SAQ 2 — Belief Systems (Stimulus)

"By the grace of God the Almighty… the Emperor commands that no one shall interfere with any man on account of his religion… Hindus, Muslims, Christians, Jews, and others shall all be allowed to live and worship according to their beliefs, and shall not be subjected to the jizya."
— Paraphrased Mughal court decree, late 16th century

  1. Identify the ruler most likely associated with the policy described.
  2. Explain ONE reason why this ruler adopted this policy.
  3. Explain ONE way that a DIFFERENT ruler in a land-based empire in the period c. 1450–1750 took a contrasting approach to religious diversity.
Click to see a sample response

(a) The decree reflects the religious policy of Akbar the Great (r. 1556–1605), whose doctrine of sulh-i kul ("universal peace") included abolishing the jizya on non-Muslims in 1564.

(b) Akbar ruled over a majority-Hindu population, and alienating Hindus — especially the militarily powerful Rajputs — would have destabilized Mughal rule.

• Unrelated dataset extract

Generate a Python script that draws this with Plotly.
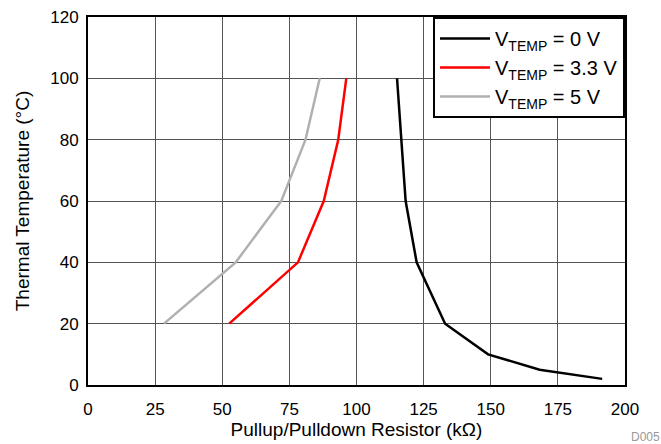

By taking Hindu wives, appointing Hindus to high office, and ending the jizya, Akbar reduced resistance and built a broad ruling coalition.

(c) Louis XIV of France took a contrasting approach: in 1685 he revoked the Edict of Nantes, which had granted French Protestants (Huguenots) limited toleration. The revocation produced mass emigration of skilled Huguenots, but Louis calculated that a religiously unified Catholic state supported the image of an absolute monarch ruling by divine right.